Fischi e applausi: numerosissimi, i primi, alla proiezione riservata alla stampa, altrettanto numerosi, dieci minuti, gli applausi alla proiezione ufficiale nella Sala Grande del lido. Tanto ha raccolto, finora, Un giorno perfetto di Ferzan Ozpetek, primo film italiano in concorso, che, per il momento, ha richiamato il maggior afflusso di pubblico alla Mostra. Un film che divide, ma anche un regista che indubbiamente continua a possedere un forte appeal. Purtroppo con i suoi ultimi film, il regista italo-turco ha contribuito a far crescere un sempre più forte pregiudizio nei suoi confronti, dopo il vacuo misticismo di Cuore Sacro, e quella sorta de “il grande freddo delle fate ignoranti” rappresentato da Saturno Contro. Per ripartire Ferzan si affida dunque, per la prima volta, ad una sceneggiatura non originale, tratta dal bel libro di Melania Mazzucco e “commissionatagli” dal patron della Fandango Domenico Procacci. Racconta il dramma familiare di Antonio ed Emma fino al suo tragico epilogo, la disperazione di lui che non accetta la fine di un amore e il tentativo di lei di andare avanti nonostante sia ancora fortemente e ambiguamente attratta da un uomo violento, suo malgrado, e da cui subisce umiliazioni e soprusi.

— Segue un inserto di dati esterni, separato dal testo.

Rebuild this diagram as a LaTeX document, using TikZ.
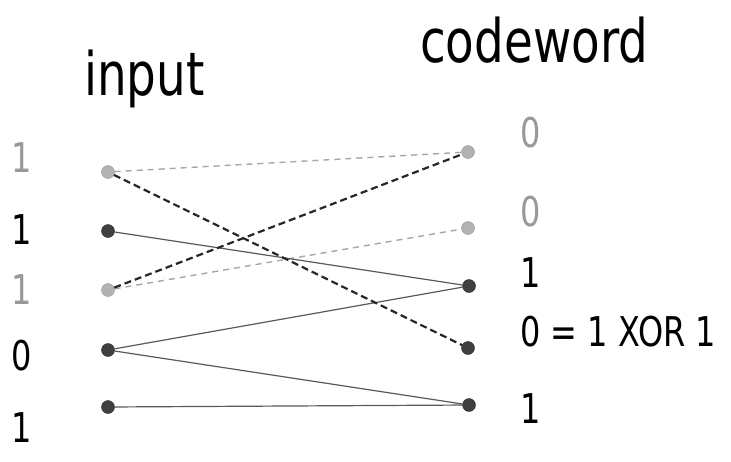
\documentclass[tikz,border=0pt]{standalone}
\usepackage{fontspec}
\newfontfamily\labelfont[FakeStretch=0.78]{DejaVu Sans}
\usetikzlibrary{positioning}

\begin{document}
\begin{tikzpicture}[
    x=1pt, y=-1pt,
    bit/.style={circle, inner sep=0pt, minimum size=13pt},
    onbit/.style={bit, fill=black!75, draw=black!85},
    offbit/.style={bit, fill=black!30, draw=black!40},
    digit/.style={font=\labelfont\fontsize{41}{41}\selectfont, inner sep=0pt},
    title/.style={font=\labelfont\fontsize{60}{60}\selectfont, inner sep=0pt, anchor=base west},
    wire/.style={line width=1.2pt, black!65},
    xorwire/.style={line width=2.2pt, black!85, dash pattern=on 7pt off 4pt},
    faintwire/.style={line width=1.4pt, black!35, dash pattern=on 6pt off 5pt}
]
\useasboundingbox (0,0) rectangle (731,461);

% Column headings
\node[title] (intitle) at (84,95) {input};
\node[title] (cwtitle) at (420,62) {codeword};

% Input bits
\node[offbit] (in1) at (108,172) {};
\node[onbit] (in2) at (108,231) {};
\node[offbit] (in3) at (108,290) {};
\node[onbit] (in4) at (108,350) {};
\node[onbit] (in5) at (108,407) {};

\node[digit, text=black!40] (lin1) at (22,158) {1};
\node[digit] (lin2) at (22,230) {1};
\node[digit, text=black!40] (lin3) at (22,290) {1};
\node[digit] (lin4) at (22,356) {0};
\node[digit] (lin5) at (22,428) {1};

% Codeword bits
\node[offbit] (out1) at (468,152) {};
\node[offbit] (out2) at (468,228) {};
\node[onbit] (out3) at (469,286) {};
\node[onbit] (out4) at (468,348) {};
\node[onbit] (out5) at (469,405) {};

\node[digit, text=black!40, anchor=west] (lout1) at (520,133) {0};
\node[digit, text=black!40, anchor=west] (lout2) at (520,212) {0};
\node[digit, anchor=west] (lout3) at (520,273) {1};
\node[digit, anchor=west] (lout4) at (520,332) {0 = 1 XOR 1};
\node[digit, anchor=west] (lout5) at (520,409) {1};

% Connections
\draw[faintwire] (in1) -- (out1);
\draw[faintwire] (in3) -- (out2);
\draw[wire] (in2) -- (out3);
\draw[wire] (in4) -- (out3);
\draw[wire] (in4) -- (out5);
\draw[wire] (in5) -- (out5);
\draw[xorwire] (in1) -- (out4);
\draw[xorwire] (in3) -- (out1);

\end{tikzpicture}
\end{document}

La storia è forte e il tentativo di Ozpetek di metterla in scena si rivela solo parzialmente riuscito perché non sembra possedere la forza e il coraggio necessari per avventurarsi fino in fondo negli abissi dell’animo umano. Il risultato è una tragedia che sembra vista e analizzata non attraverso l’obiettivo della telecamera ma attraverso un vetro, come da un acquario, che lascia fuori lo spettatore, abbandonandolo ad una sensazione di gelido distacco rispetto a quanto ha assistito. Ozpetek inserisce inoltre la storia principale in un mosaico più ampio di personaggi secondari e storie parallele e in questo si riconosce il suo stile e quella ricerca della coralità tipica di quasi tutti i suoi film. Una famiglia allargata, basata non su legami di sangue, ma sull’incontro di anime affini che si danno forza e sostegno reciproco, come il rapporto che si crea casualmente tra Isabella Ferrari e la professoressa della figlia, interpretata da un’intensa Monica Guerritore. Purtroppo però queste storie secondarie sembrano malamente collegate alla vicenda principale. Insomma Un giorno perfetto è un film non cattivo che tuttavia presenta più di una falla e che lascia perplessi, anche se non mancano spunti significativi e degni di nota, come l’intensità e la bravura degli attori che lo popolano, non solo i due protagonisti, Mastrandrea, credibile in un ruolo così lontano da quelli a cui ci aveva abituati, e Ferrari, ma anche Stefania Sandrelli e Monica Guerritore, di cui abbiamo già accennato.
Per comprendere meglio i limiti di Ferzan Ozpetek nell’indagare i tortuosi percorsi della disperazione, è utile metterlo a confronto con un altro film in concorso: L’Autre, di Patrick Mario Bernard e Pierre Trividic, anche questo tratto da un libro, “L’occupation” di Annie Ernaux, e capace di scavare a fondo nel baratro in cui cade la protagonista Anne Marie. Cinquantenne, autonoma, libera, Anne Marie decide di lasciare Alex, un uomo più giovane di lei, che sogna la vita coniugale che la donna non desidera. E’ lei a reggere il gioco e questo le regala la sensazione di poter fare a meno di lui; quando Alex, però, incontrerà un’altra donna, Anne Marie impazzirà di gelosia e farà di tutto per sapere chi è la sua rivale, cosa fa, cosa ha in più rispetto a lei. In realtà “l’altra” non si vede per tutto il film, “l’altra” diventa una proiezione della protagonista, il doppio col quale Anne Marie lotta e si confronta. Il film porta lo spettatore dentro la voragine che inghiotte la protagonista, una voragine descritta, analizzata, vissuta attraverso un forte scavo psicologico, che se da un lato appesantisce, a tratti, l’andamento del film, dall’altro rappresenta la sua vera forza.
Crimini, follia, disperazione sembrano insomma essere il motore tematico del concorso della 65 Mostra di Venezia. Dopo Un giorno perfetto e L’Autre, infatti, oggi è stato presentato Il papà di Giovanna di Pupi Avati, tragedia familiare ambientata nel ventennio fascista. Di questi tempi non sembra essere rimasto molto spazio per i sogni.